* **EXERCISE GOAL**
Skip the pictures and extract all of the lines exactly as written.

***** SUPPLIED MATERIAL *****

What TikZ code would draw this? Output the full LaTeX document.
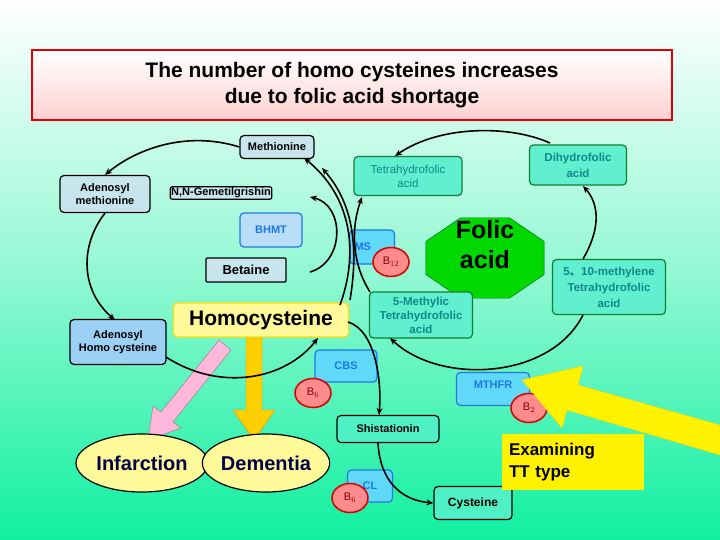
\documentclass[tikz,border=0pt]{standalone}
\usepackage{fontspec}
\setmainfont{Liberation Sans}
\newfontfamily\cjk{Noto Sans CJK SC}
\usetikzlibrary{shapes.geometric,arrows.meta}
\definecolor{bgG}{HTML}{10F0A0}
\definecolor{boxA}{HTML}{C8E4EC}
\definecolor{boxB}{HTML}{9CD0F4}
\definecolor{bluB}{HTML}{1E78E6}
\definecolor{fillB}{HTML}{60D8F8}
\definecolor{aqua}{HTML}{60F0D0}
\definecolor{grnB}{HTML}{108030}
\definecolor{teal}{HTML}{108888}
\begin{document}
\begin{tikzpicture}[x=1pt,y=-1pt,
 base/.style={draw,rounded corners=4pt,line width=1.2pt,align=center,font=\bfseries,inner sep=2pt},
 grey/.style={base,fill=boxA,font=\bfseries\fontsize{11}{13}\selectfont},
 enz/.style={base,draw=bluB,fill=fillB,text=bluB,font=\bfseries\fontsize{11}{13}\selectfont},
 fol/.style={base,draw=grnB,fill=aqua,text=teal,font=\fontsize{11.5}{14}\selectfont},
 vit/.style={ellipse,draw=red!85!black,fill=red!45!white,line width=1.5pt,minimum width=36pt,minimum height=29pt,inner sep=0pt,text=red!50!black,font=\fontsize{11}{12}\selectfont},
 arr/.style={line width=1.6pt,-{Stealth[length=7pt,width=6pt]}},
 ln/.style={line width=1.6pt}]
\shade[top color=white,bottom color=bgG,middle color=bgG!45!white] (0,0) rectangle (720,540);
\useasboundingbox (0,0) rectangle (720,540);
% title
\node[draw=red!90!black,line width=1.5pt,top color=white,bottom color=pink!80!red!45,minimum width=640pt,minimum height=70pt,align=center,font=\bfseries\fontsize{21}{26}\selectfont] (title) at (352,85) {The number of homo cysteines increases\\due to folic acid shortage};
% left cycle nodes
\node[grey,minimum width=74pt,minimum height=23pt] (met) at (277,147) {Methionine};
\node[grey,minimum width=90pt,minimum height=37pt] (ame) at (105,194) {Adenosyl\\methionine};
\node[grey,rounded corners=2pt,inner sep=1pt] (nng) at (221,193) {N,N-Gemetilgrishin};
\node[enz,fill=boxB!70!white,minimum width=62pt,minimum height=34pt] (bhmt) at (271,230) {BHMT};
\node[grey,rounded corners=1pt,font=\bfseries\fontsize{13}{15}\selectfont,minimum width=80pt,minimum height=24pt] (bet) at (246,270) {Betaine};
\node[base,draw=yellow!80!orange,fill=yellow!40!white,font=\bfseries\fontsize{21}{24}\selectfont,minimum width=175pt,minimum height=34pt] (hcy) at (261,320) {Homocysteine};
\node[grey,fill=boxB,minimum width=96pt,minimum height=45pt] (ahc) at (118,342) {Adenosyl\\Homo cysteine};
% folate
\node[fol,minimum width=108pt,minimum height=39pt] (thf) at (408,176) {Tetrahydrofolic\\acid};
\node[fol,font=\bfseries\fontsize{11.5}{16}\selectfont,minimum width=97pt,minimum height=40pt] (dhf) at (578,165) {Dihydrofolic\\acid};
\node[regular polygon,regular polygon sides=8,draw=grnB!70!black,fill=green!85!black,minimum size=128pt,yscale=0.68,inner sep=0pt] (fa) at (485,258) {};
\node[font=\bfseries\fontsize{25}{30}\selectfont,align=center] (fat) at (485,245) {Folic\\acid};
\node[enz,minimum width=45pt,minimum height=34pt,text width=35pt,align=left] (ms) at (372,247) {MS};
\node[vit] (b12) at (391,262) {B$_{12}$};
\node[fol,font=\bfseries\fontsize{11.5}{14}\selectfont,minimum width=103pt,minimum height=46pt,inner sep=0pt] (mthf) at (421,315) {5-Methylic\\Tetrahydrofolic\\acid};
\node[fol,font=\bfseries\fontsize{11.5}{16}\selectfont,minimum width=113pt,minimum height=55pt,inner sep=0pt] (mlthf) at (609,287) {5{\cjk 、}10-methylene\\Tetrahydrofolic\\acid};
% lower
\node[enz,minimum width=62pt,minimum height=32pt] (cbs) at (346,366) {CBS};
\node[vit] (b6a) at (313,393) {B$_6$};
\node[enz,minimum width=73pt,minimum height=33pt,text depth=8pt] (mthfr) at (493,389) {MTHFR};
\node[vit] (b2) at (529,408) {B$_2$};
\node[base,draw=black,fill=aqua!80!bgG,font=\bfseries\fontsize{11}{13}\selectfont,minimum width=102pt,minimum height=27pt] (shi) at (388,429) {Shistationin};
\node[enz,minimum width=45pt,minimum height=32pt] (cl) at (370,486) {CL};
\node[vit] (b6b) at (350,498) {B$_6$};
\node[base,draw=black,fill=aqua!80!bgG,font=\bfseries\fontsize{12}{14}\selectfont,minimum width=78pt,minimum height=33pt] (cys) at (473,503) {Cysteine};
% big arrows
\fill[pink!80!magenta!70,draw=pink!60!black] (231,350) -- (173,422) -- (181,428) -- (148,440) -- (153,406) -- (161,412) -- (219,340) -- cycle;
\fill[orange!30!yellow!90!orange,draw=orange] (246,338) -- (262,338) -- (262,410) -- (275,410) -- (254,440) -- (233,410) -- (246,410) -- cycle;
\node[ellipse,draw,line width=1.2pt,fill=yellow!40!white,minimum width=132pt,minimum height=58pt,font=\bfseries\fontsize{20}{24}\selectfont,text=blue!30!black,inner sep=0pt] (inf) at (142,463) {Infarction};
\node[ellipse,draw,line width=1.2pt,fill=yellow!40!white,minimum width=122pt,minimum height=58pt,font=\bfseries\fontsize{20}{24}\selectfont,text=blue!30!black,inner sep=0pt] (dem) at (266,463) {Dementia};
\fill[yellow,draw=yellow!70!orange] (720,425) -- (578,385) -- (583,366) -- (522,380) -- (562,428) -- (567,410) -- (720,455) -- cycle;
\node[fill=yellow,minimum width=142pt,minimum height=56pt,text width=128pt,align=left,font=\bfseries\fontsize{17}{22}\selectfont,inner sep=3pt] (tt) at (573,462) {Examining\\TT type};
% left cycle arcs
\draw[arr] (met.west) .. controls (185,130) and (135,150) .. (ame.north);
\draw[arr] (ame.south) .. controls (80,245) and (80,290) .. (115,320);
\draw[arr] (166,357) .. controls (220,392) and (285,380) .. (318,338);
\draw[arr] (340,305) .. controls (360,250) and (350,195) .. (304,158);
\draw[arr] (350,300) .. controls (360,240) and (350,200) .. (322,168);
\draw[arr] (310,272) .. controls (345,262) and (345,205) .. (310,197);
% folate arcs
\draw[arr] (550,143) .. controls (510,125) and (440,125) .. (395,156);
\draw[arr] (370,292) .. controls (350,260) and (352,225) .. (362,197);
\draw[arr] (583,259) .. controls (600,230) and (600,205) .. (583,186);
\draw[arr] (583,315) .. controls (550,380) and (440,385) .. (390,338);
% transsulfuration
\draw[arr] (348,322) .. controls (375,330) and (382,380) .. (379,415);
\draw[arr] (378,443) .. controls (380,480) and (400,500) .. (cys.west);
\end{tikzpicture}
\end{document}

*****

* **RESPONSE TO THIS TASK**
What TikZ code would draw this? Output the full LaTeX document.
\documentclass[tikz,border=0pt]{standalone}
\usepackage{fontspec}
\setmainfont{Liberation Sans}
\newfontfamily\cjk{Noto Sans CJK SC}
\usetikzlibrary{shapes.geometric,arrows.meta}
\definecolor{bgG}{HTML}{10F0A0}
\definecolor{boxA}{HTML}{C8E4EC}
\definecolor{boxB}{HTML}{9CD0F4}
\definecolor{bluB}{HTML}{1E78E6}
\definecolor{fillB}{HTML}{60D8F8}
\definecolor{aqua}{HTML}{60F0D0}
\definecolor{grnB}{HTML}{108030}
\definecolor{teal}{HTML}{108888}
\begin{document}
\begin{tikzpicture}[x=1pt,y=-1pt,
 base/.style={draw,rounded corners=4pt,line width=1.2pt,align=center,font=\bfseries,inner sep=2pt},
 grey/.style={base,fill=boxA,font=\bfseries\fontsize{11}{13}\selectfont},
 enz/.style={base,draw=bluB,fill=fillB,text=bluB,font=\bfseries\fontsize{11}{13}\selectfont},
 fol/.style={base,draw=grnB,fill=aqua,text=teal,font=\fontsize{11.5}{14}\selectfont},
 vit/.style={ellipse,draw=red!85!black,fill=red!45!white,line width=1.5pt,minimum width=36pt,minimum height=29pt,inner sep=0pt,text=red!50!black,font=\fontsize{11}{12}\selectfont},
 arr/.style={line width=1.6pt,-{Stealth[length=7pt,width=6pt]}},
 ln/.style={line width=1.6pt}]
\shade[top color=white,bottom color=bgG,middle color=bgG!45!white] (0,0) rectangle (720,540);
\useasboundingbox (0,0) rectangle (720,540);
% title
\node[draw=red!90!black,line width=1.5pt,top color=white,bottom color=pink!80!red!45,minimum width=640pt,minimum height=70pt,align=center,font=\bfseries\fontsize{21}{26}\selectfont] (title) at (352,85) {The number of homo cysteines increases\\due to folic acid shortage};
% left cycle nodes
\node[grey,minimum width=74pt,minimum height=23pt] (met) at (277,147) {Methionine};
\node[grey,minimum width=90pt,minimum height=37pt] (ame) at (105,194) {Adenosyl\\methionine};
\node[grey,rounded corners=2pt,inner sep=1pt] (nng) at (221,193) {N,N-Gemetilgrishin};
\node[enz,fill=boxB!70!white,minimum width=62pt,minimum height=34pt] (bhmt) at (271,230) {BHMT};
\node[grey,rounded corners=1pt,font=\bfseries\fontsize{13}{15}\selectfont,minimum width=80pt,minimum height=24pt] (bet) at (246,270) {Betaine};
\node[base,draw=yellow!80!orange,fill=yellow!40!white,font=\bfseries\fontsize{21}{24}\selectfont,minimum width=175pt,minimum height=34pt] (hcy) at (261,320) {Homocysteine};
\node[grey,fill=boxB,minimum width=96pt,minimum height=45pt] (ahc) at (118,342) {Adenosyl\\Homo cysteine};
% folate
\node[fol,minimum width=108pt,minimum height=39pt] (thf) at (408,176) {Tetrahydrofolic\\acid};
\node[fol,font=\bfseries\fontsize{11.5}{16}\selectfont,minimum width=97pt,minimum height=40pt] (dhf) at (578,165) {Dihydrofolic\\acid};
\node[regular polygon,regular polygon sides=8,draw=grnB!70!black,fill=green!85!black,minimum size=128pt,yscale=0.68,inner sep=0pt] (fa) at (485,258) {};
\node[font=\bfseries\fontsize{25}{30}\selectfont,align=center] (fat) at (485,245) {Folic\\acid};
\node[enz,minimum width=45pt,minimum height=34pt,text width=35pt,align=left] (ms) at (372,247) {MS};
\node[vit] (b12) at (391,262) {B$_{12}$};
\node[fol,font=\bfseries\fontsize{11.5}{14}\selectfont,minimum width=103pt,minimum height=46pt,inner sep=0pt] (mthf) at (421,315) {5-Methylic\\Tetrahydrofolic\\acid};
\node[fol,font=\bfseries\fontsize{11.5}{16}\selectfont,minimum width=113pt,minimum height=55pt,inner sep=0pt] (mlthf) at (609,287) {5{\cjk 、}10-methylene\\Tetrahydrofolic\\acid};
% lower
\node[enz,minimum width=62pt,minimum height=32pt] (cbs) at (346,366) {CBS};
\node[vit] (b6a) at (313,393) {B$_6$};
\node[enz,minimum width=73pt,minimum height=33pt,text depth=8pt] (mthfr) at (493,389) {MTHFR};
\node[vit] (b2) at (529,408) {B$_2$};
\node[base,draw=black,fill=aqua!80!bgG,font=\bfseries\fontsize{11}{13}\selectfont,minimum width=102pt,minimum height=27pt] (shi) at (388,429) {Shistationin};
\node[enz,minimum width=45pt,minimum height=32pt] (cl) at (370,486) {CL};
\node[vit] (b6b) at (350,498) {B$_6$};
\node[base,draw=black,fill=aqua!80!bgG,font=\bfseries\fontsize{12}{14}\selectfont,minimum width=78pt,minimum height=33pt] (cys) at (473,503) {Cysteine};
% big arrows
\fill[pink!80!magenta!70,draw=pink!60!black] (231,350) -- (173,422) -- (181,428) -- (148,440) -- (153,406) -- (161,412) -- (219,340) -- cycle;
\fill[orange!30!yellow!90!orange,draw=orange] (246,338) -- (262,338) -- (262,410) -- (275,410) -- (254,440) -- (233,410) -- (246,410) -- cycle;
\node[ellipse,draw,line width=1.2pt,fill=yellow!40!white,minimum width=132pt,minimum height=58pt,font=\bfseries\fontsize{20}{24}\selectfont,text=blue!30!black,inner sep=0pt] (inf) at (142,463) {Infarction};
\node[ellipse,draw,line width=1.2pt,fill=yellow!40!white,minimum width=122pt,minimum height=58pt,font=\bfseries\fontsize{20}{24}\selectfont,text=blue!30!black,inner sep=0pt] (dem) at (266,463) {Dementia};
\fill[yellow,draw=yellow!70!orange] (720,425) -- (578,385) -- (583,366) -- (522,380) -- (562,428) -- (567,410) -- (720,455) -- cycle;
\node[fill=yellow,minimum width=142pt,minimum height=56pt,text width=128pt,align=left,font=\bfseries\fontsize{17}{22}\selectfont,inner sep=3pt] (tt) at (573,462) {Examining\\TT type};
% left cycle arcs
\draw[arr] (met.west) .. controls (185,130) and (135,150) .. (ame.north);
\draw[arr] (ame.south) .. controls (80,245) and (80,290) .. (115,320);
\draw[arr] (166,357) .. controls (220,392) and (285,380) .. (318,338);
\draw[arr] (340,305) .. controls (360,250) and (350,195) .. (304,158);
\draw[arr] (350,300) .. controls (360,240) and (350,200) .. (322,168);
\draw[arr] (310,272) .. controls (345,262) and (345,205) .. (310,197);
% folate arcs
\draw[arr] (550,143) .. controls (510,125) and (440,125) .. (395,156);
\draw[arr] (370,292) .. controls (350,260) and (352,225) .. (362,197);
\draw[arr] (583,259) .. controls (600,230) and (600,205) .. (583,186);
\draw[arr] (583,315) .. controls (550,380) and (440,385) .. (390,338);
% transsulfuration
\draw[arr] (348,322) .. controls (375,330) and (382,380) .. (379,415);
\draw[arr] (378,443) .. controls (380,480) and (400,500) .. (cys.west);
\end{tikzpicture}
\end{document}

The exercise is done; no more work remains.